How to Learn Icelandic
There are 112 waking hours in the week. Every one of those hours is an opportunity to improve your Icelandic, and the fastest way to learn is not to spend more time in a classroom. The fastest way to learn Icelandic is to learn to make the most of every waking hour.
I’m the laziest private Icelandic teacher around because I avoid teaching Icelandic as much as possible. Instead, I teach my students how to learn.
This goes back to that old adage: “Feed a man a fish and he’ll eat for a day; teach a man to fish and you feed him for a lifetime”. Every piece of information I teach a student is a fish given, but today - today we’ll learn how to fish.
Key Takeaways
Focus on getting comprehensible input. That means reading and listening to Icelandic that you understand. This is the single most important thing for learning a language.
As a beginner, it can be hard to find comprehensible input. Try not to get overwhelmed with overly difficult things (children’s books are surprisingly difficult): try to find things made for language learners.

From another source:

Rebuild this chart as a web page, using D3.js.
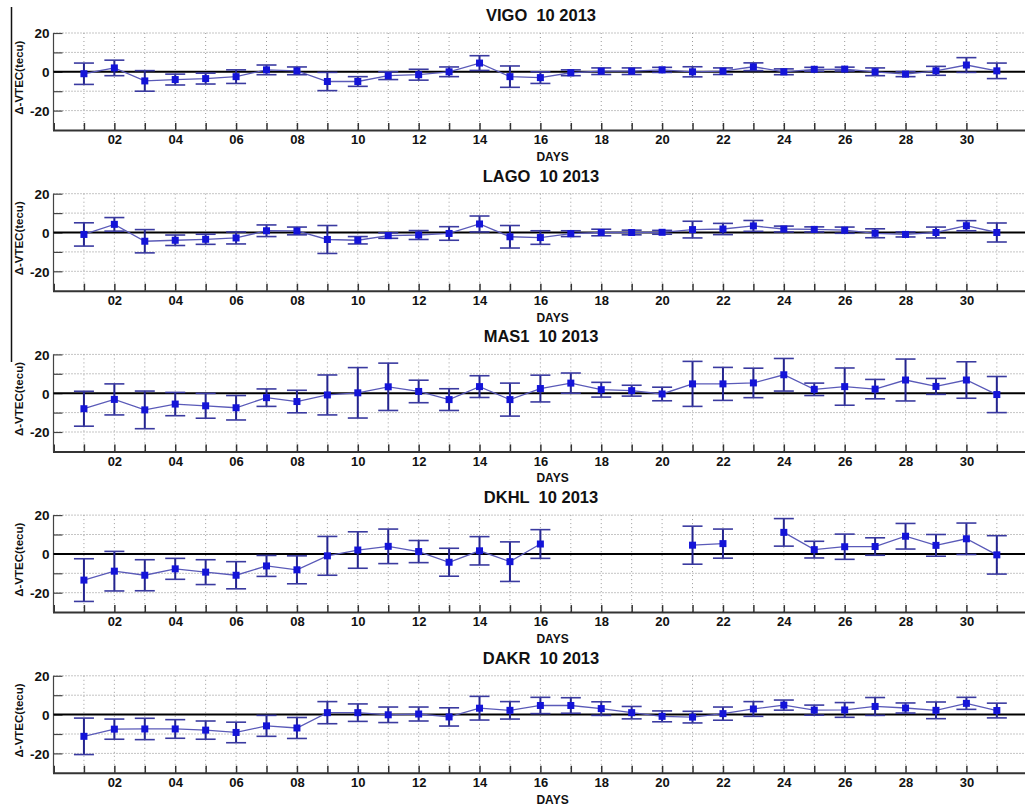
<!DOCTYPE html>
<html>
<head>
<meta charset="utf-8">
<title>VTEC 10 2013</title>
<script src="https://d3js.org/d3.v7.min.js"></script>
<style>
  body { margin: 0; background: #fff; }
  svg text { font-family: "Liberation Sans", Arial, sans-serif; font-weight: bold; fill: #111; }
  .title { white-space: pre; }
</style>
</head>
<body>
<svg width="1025" height="807"></svg>
<script>
// ---- data ----
var days = d3.range(1, 32);
var dayLabels = ["02","04","06","08","10","12","14","16","18","20","22","24","26","28","30"];
var yTicks = [-20, -10, 0, 10, 20];
var yLabels = ["-20", "", "0", "", "20"];
var stations = ["VIGO", "LAGO", "MAS1", "DKHL", "DAKR"];

var vigoMean = [-1, 2, -4.7, -4, -3.5, -2.5, 1, 0.5, -5, -5, -2, -1.5, 0, 4.5, -2.5,
                -3, -0.5, 0.3, 0.3, 1, 0, 0.3, 2.6, 0, 1.3, 1.4, 0, -1.2, 0.5, 3.5, 0.5];
var vigoErr  = [5.5, 4, 5.3, 2.8, 2.8, 3.5, 2.5, 2, 4.7, 2.5, 2, 2.8, 2.5, 3.8, 5.5,
                3, 1.5, 1.7, 1.7, 1.3, 2.6, 1.7, 2, 1.5, 1, 1, 2, 1.3, 2.3, 3.8, 4];

var lagoMean = [-1, 4.2, -4.5, -4, -3.5, -2.8, 0.9, 0.8, -3.6, -4, -1.6, -1.3, -0.5, 4.4, -2.2,
                -2.6, -0.6, 0, 0, 0.1, 1.5, 1.8, 3.4, 1.8, 1.6, 1.2, -0.4, -1, 0, 3.5, 0];
var lagoErr  = [6, 3.5, 6, 2.7, 2.6, 3.1, 3, 2, 7.2, 1.9, 1.4, 2.3, 3.5, 4.1, 5.8,
                3.5, 1.5, 1.7, 1.2, 1, 4.3, 2.9, 2.8, 1.5, 1.3, 1.6, 2.3, 1.3, 2.8, 2.6, 4.9];

var mas1Mean = [-8, -3.2, -8.6, -5.6, -6.5, -7.5, -2.3, -4.3, -0.9, 0.2, 3.3, 0.9, -3.3, 3.4, -3.3,
                2.4, 5.2, 1.8, 1.3, -0.4, 4.8, 4.8, 5.3, 9.5, 2, 3.4, 2.1, 6.8, 3.5, 6.8, -0.7];
var mas1Err  = [9, 8, 9.7, 6, 6.4, 6.3, 4.5, 5.8, 10.3, 13, 12.2, 5.8, 5.6, 5.6, 8.5,
                6.9, 5.2, 3.8, 2.8, 3.5, 11.6, 8.5, 7.6, 8.4, 3.2, 9.6, 5, 10.8, 4.1, 9.4, 9.3];

var dkhlMean = [-13.5, -8.9, -11, -7.7, -9.4, -11, -6.2, -8.2, -1, 2, 3.9, 1.2, -4.3, 1.6, -4,
                5.1, null, null, null, null, 4.5, 5.3, null, 11.1, 2.2, 3.7, 3.8, 9.1, 4.4, 7.8, -0.5];
var dkhlErr  = [11, 10.2, 8, 5.4, 6.4, 7, 5.4, 7.2, 10, 9.4, 8.9, 5.7, 7.2, 7.3, 10.2,
                7.4, null, null, null, null, 9.8, 7.5, null, 7.1, 4.3, 6.5, 4.5, 6.6, 5.6, 8.1, 9.9];

var dakrMean = [-11.2, -7.5, -7.4, -7.4, -8, -9.2, -5.8, -6.9, 1, 1, -0.1, 0.3, -1.2, 3.3, 2.2,
                4.7, 4.7, 3.1, 1, -0.9, -1.3, 0.5, 2.9, 4.9, 2.3, 2.4, 4.2, 3.4, 2.2, 5.8, 2.1];
var dakrErr  = [9.4, 5.2, 5.5, 4.8, 4.7, 5.3, 5.4, 5.4, 5.7, 4.5, 4, 3.6, 4.7, 6.1, 4.5,
                4.2, 4, 3.5, 3.2, 2.8, 3, 3.4, 3.8, 2.6, 2.6, 3.8, 4.6, 2.6, 4.3, 3.1, 3.8];

var means = [vigoMean, lagoMean, mas1Mean, dkhlMean, dakrMean];
var errs  = [vigoErr, lagoErr, mas1Err, dkhlErr, dakrErr];

// ---- layout ----
var svg = d3.select("svg");
var panelStep = 160.7;

var x = d3.scaleLinear().domain([0, 32]).range([53.5, 53.5 + 32 * 30.43]);

// odd artefact line at far left of the figure
svg.append("line")
    .attr("x1", 11.5).attr("x2", 11.5)
    .attr("y1", 7).attr("y2", 362)
    .attr("stroke", "#111").attr("stroke-width", 1.5);

stations.forEach(function (name, i) {
    var top = i * panelStep;
    var y = d3.scaleLinear().domain([-30, 20]).range([top + 130, top + 33]);
    var g = svg.append("g").attr("class", "panel");

    // title
    g.append("text")
        .attr("class", "title")
        .attr("x", 541).attr("y", top + 21)
        .attr("text-anchor", "middle")
        .attr("font-size", 16.5)
        .text(name + "  10 2013");

    // grid
    g.selectAll(".hgrid")
        .data(yTicks.filter(function (t) { return t !== 0; }))
        .enter().append("line")
        .attr("x1", x(0)).attr("x2", 1025)
        .attr("y1", function (d) { return y(d); })
        .attr("y2", function (d) { return y(d); })
        .attr("stroke", "#8a8a8a").attr("stroke-width", 1)
        .attr("stroke-dasharray", "1,2");

    g.selectAll(".vgrid")
        .data(days)
        .enter().append("line")
        .attr("x1", function (d) { return x(d); })
        .attr("x2", function (d) { return x(d); })
        .attr("y1", y(20)).attr("y2", y(-30))
        .attr("stroke", "#9a9a9a").attr("stroke-width", 1)
        .attr("stroke-dasharray", "1,3");

    // x axis
    var xAxis = d3.axisBottom(x)
        .tickValues(days)
        .tickSize(-7)
        .tickPadding(5)
        .tickFormat(function (d) { return d % 2 === 0 ? dayLabels[d / 2 - 1] : ""; });
    var xg = g.append("g")
        .attr("transform", "translate(0," + y(-30) + ")")
        .call(xAxis);
    xg.select(".domain").attr("stroke", "#333").attr("stroke-width", 2);
    xg.selectAll(".tick line").attr("stroke", "#333").attr("stroke-width", 1.5);
    xg.selectAll(".tick text").attr("font-size", 13).attr("font-family", null);

    // y axis
    var yAxis = d3.axisLeft(y)
        .tickValues(yTicks)
        .tickSize(-9)
        .tickPadding(4)
        .tickFormat(function (d, k) { return yLabels[k]; });
    var yg = g.append("g")
        .attr("transform", "translate(" + x(0) + ",0)")
        .call(yAxis);
    yg.select(".domain").attr("d", "M0," + y(20) + "V" + y(-30)).attr("stroke", "#444").attr("stroke-width", 1.2);
    yg.selectAll(".tick line").attr("stroke", "#444").attr("stroke-width", 1.2);
    yg.selectAll(".tick text").attr("font-size", 13.5).attr("font-family", null).attr("dy", "0.36em");

    // zero line
    g.append("line")
        .attr("x1", x(0)).attr("x2", 1025)
        .attr("y1", y(0)).attr("y2", y(0))
        .attr("stroke", "#000").attr("stroke-width", 2);

    // axis labels
    g.append("text")
        .attr("transform", "translate(23," + y(-3) + ") rotate(-90)")
        .attr("text-anchor", "middle")
        .attr("font-size", 11.5)
        .text("\u0394-VTEC(tecu)");

    g.append("text")
        .attr("x", x(16.4)).attr("y", top + 161)
        .attr("text-anchor", "middle")
        .attr("font-size", 12)
        .text("DAYS");

    // series
    var pts = days.map(function (d, k) {
        return { day: d, v: means[i][k], e: errs[i][k] };
    });
    var valid = pts.filter(function (p) { return p.v !== null; });

    var line = d3.line()
        .defined(function (p) { return p.v !== null; })
        .x(function (p) { return x(p.day); })
        .y(function (p) { return y(p.v); });

    g.append("path")
        .datum(pts)
        .attr("d", line)
        .attr("fill", "none")
        .attr("stroke", "#5a5ab8")
        .attr("stroke-width", 1.3);

    var capW = 10;
    var eb = g.selectAll(".eb").data(valid).enter().append("g");
    eb.append("line")
        .attr("x1", function (p) { return x(p.day); })
        .attr("x2", function (p) { return x(p.day); })
        .attr("y1", function (p) { return y(p.v + p.e); })
        .attr("y2", function (p) { return y(p.v - p.e); })
        .attr("stroke", "#24248f").attr("stroke-width", 2);
    eb.append("line")
        .attr("x1", function (p) { return x(p.day) - capW; })
        .attr("x2", function (p) { return x(p.day) + capW; })
        .attr("y1", function (p) { return y(p.v + p.e); })
        .attr("y2", function (p) { return y(p.v + p.e); })
        .attr("stroke", "#3a3aa0").attr("stroke-width", 1.6);
    eb.append("line")
        .attr("x1", function (p) { return x(p.day) - capW; })
        .attr("x2", function (p) { return x(p.day) + capW; })
        .attr("y1", function (p) { return y(p.v - p.e); })
        .attr("y2", function (p) { return y(p.v - p.e); })
        .attr("stroke", "#3a3aa0").attr("stroke-width", 1.6);
    eb.append("rect")
        .attr("x", function (p) { return x(p.day) - 3.5; })
        .attr("y", function (p) { return y(p.v) - 3.5; })
        .attr("width", 7).attr("height", 7)
        .attr("fill", "#1414d8");
});
</script>
</body>
</html>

Vocabulary is also hugely important. Grammar is hilariously overrated.
Comprehensible Input
Comprehensible input is listening to and reading Icelandic, and it is ridiculously, enormously, obscenely important. If you’re a beginner, you need to find material specifically made for second language learners.

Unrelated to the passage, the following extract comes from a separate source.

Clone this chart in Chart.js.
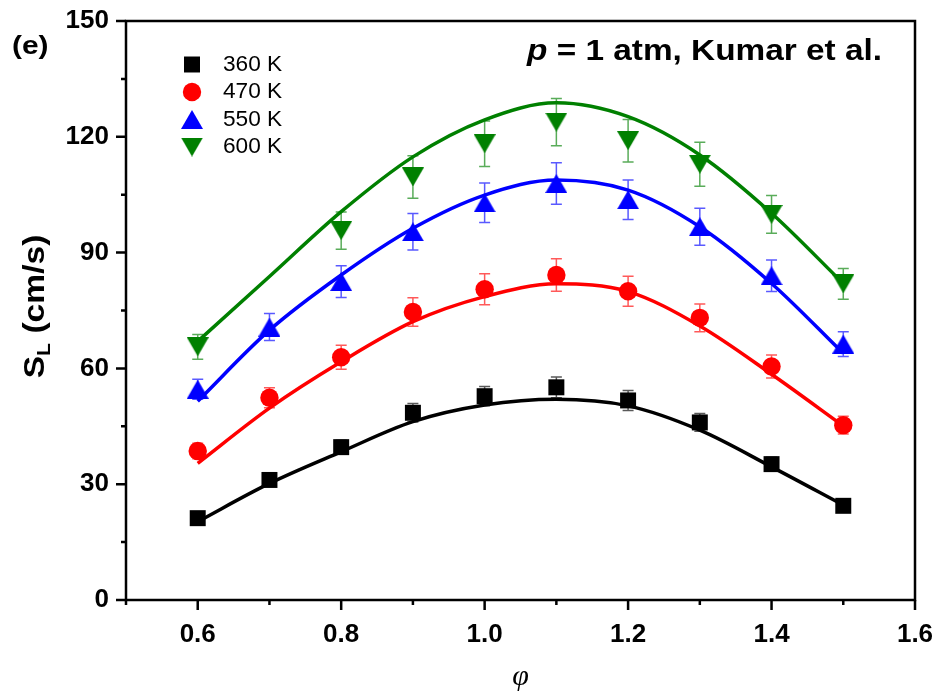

What is Comprehensible Input?
Input is something that you put into something. That’s Icelandic that you put into your brain via your eyeballs or ear drums, aka reading and listening to Icelandic. This is basically synonymous with exposure or immersion.

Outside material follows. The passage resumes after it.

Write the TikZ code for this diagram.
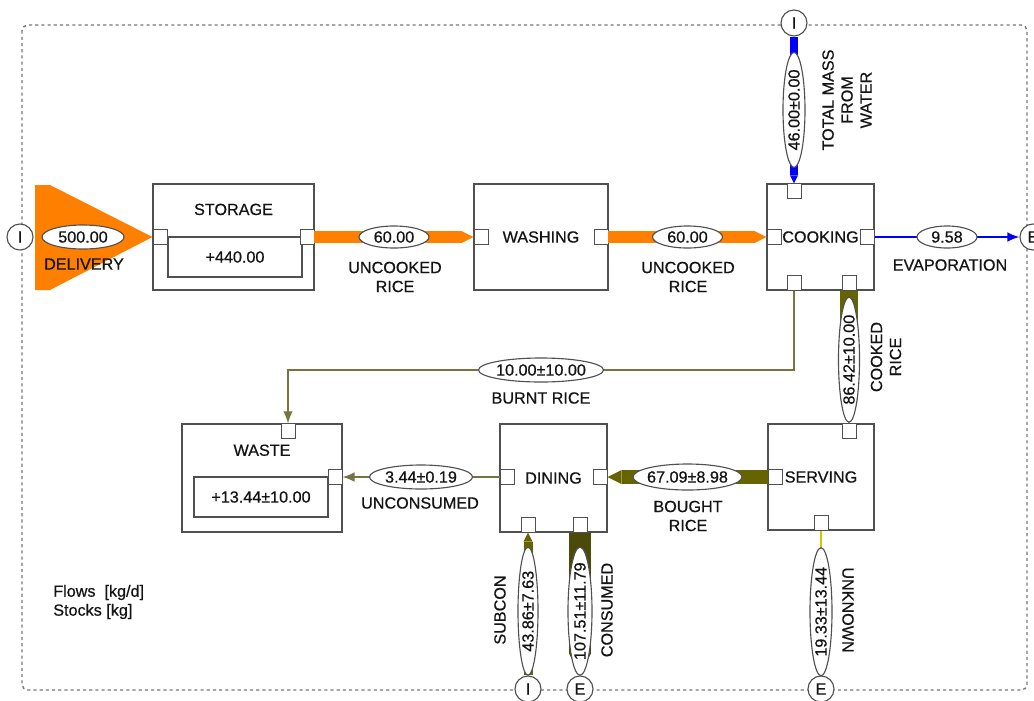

Comprehensible is synonymous with understandable, and means that you understand what you’re reading or listening to. If a person talks so fast you can’t catch a word, or if a text is so advanced you have to look up every single word, it’s not comprehensible. You zone out, and your brain turns it into white noise. You don’t learn from white noise.
You don’t have to perfectly understand every word, subtlety, and nuance, but if you don’t at least get the gist, it’s not comprehensible.
The Importance of Comprehensible Input
If you come away from this article with just one thing, let it be a deep appreciation for the importance of comprehensible input.
Comprehensible input is essential, absolutely vital, the single most important thing for learning a language. Nothing else even comes close: not vocabulary, not speaking or writing practice, and certainly not grammar study.
Comprehensible input gives you thousands of examples of what the language is supposed to look like, helping your mind subconsciously internalise all that information. In that way, reading and listening improves your speaking, writing, grammar, vocabulary, and even pronunciation.
Speaking practice improves your speaking. Writing practice improves your writing. Reading and listening improves your everything.
Where to Get Comprehensible Input
The more advanced you are, the easier comprehensible input is to find. Advanced speakers can just live their lives and get tons of comprehensible input, no special effort required. Relaxing in front of the TV, reading the news, chatting with a friend: it’s all comprehensible, it’s all input, and it’s all good.
The less advanced you are, the harder comprehensible input is to find. If you can barely put two words together, reading a book or watching TV is nothing but an exercise in frustration.
Children’s Books Are Good for Native Children
Children’s books are not the magic bullet many people think. I can understand the thinking: kids are pretty dumb, so if they can read it, I should be able to, too.
The thing is that by the time kids are reading they have already been getting comprehensible input for hours a day, every day, for SIX YEARS. You will not be their equal in your first weeks.
Adults learn languages faster than kids, though: you can catch up in a couple of months, if you get enough comprehensible input.
Beginners Need Beginner Materials
Beginners need material that is specifically made for language learners. Intermediate learners benefit from those materials as well, but can often make do with simple texts for natives, such as children’s and teen literature.
For beginners, some of my favourite options are:
- Ylhyra.is
- lingq.com
- Viltu læra íslensku? (a video series available on Youtube)
- Árstíðir, by Karítas Hrundar Pálsdóttir (printed book. Audiobook available on Storytel)
- Dagatal, by Karítas Hrundar Pálsdóttir (printed book. Audiobook available on Storytel)
- Short Stories in Icelandic, by Olly Richards (printed book. Audiobook available on Audible)
For intermediate learners, some additional options include:
Vocabulary
After comprehensible input, vocabulary is the most important thing you can spend your time on, no matter your level.
You will learn a lot of vocabulary if you get enough comprehensible input, but some direct vocabulary practice is also beneficial.
Everything Else
What about grammar? Pronunciation? Accent? Speaking? Writing? WHAT ABOUT THE CHILDREN?
The best way to improve nearly anything is through copious amounts of comprehensible input. Your pronunciation, accent, and grammar, and thus also your speaking and writing skills, will all improve if you give your brain lots of examples of natural usage.
In exceptional cases, direct speaking and writing practice can sometimes trump comprehensible input. This is only the case for advanced learners.
For example, if you understand everything around you but you have a mental block about speaking due to anxiety, you need more specific speaking practice. If you’re preparing to write university essays in Icelandic, you need specific writing practice.
Summary
10 words: Read a lot, listen a lot, to things you understand.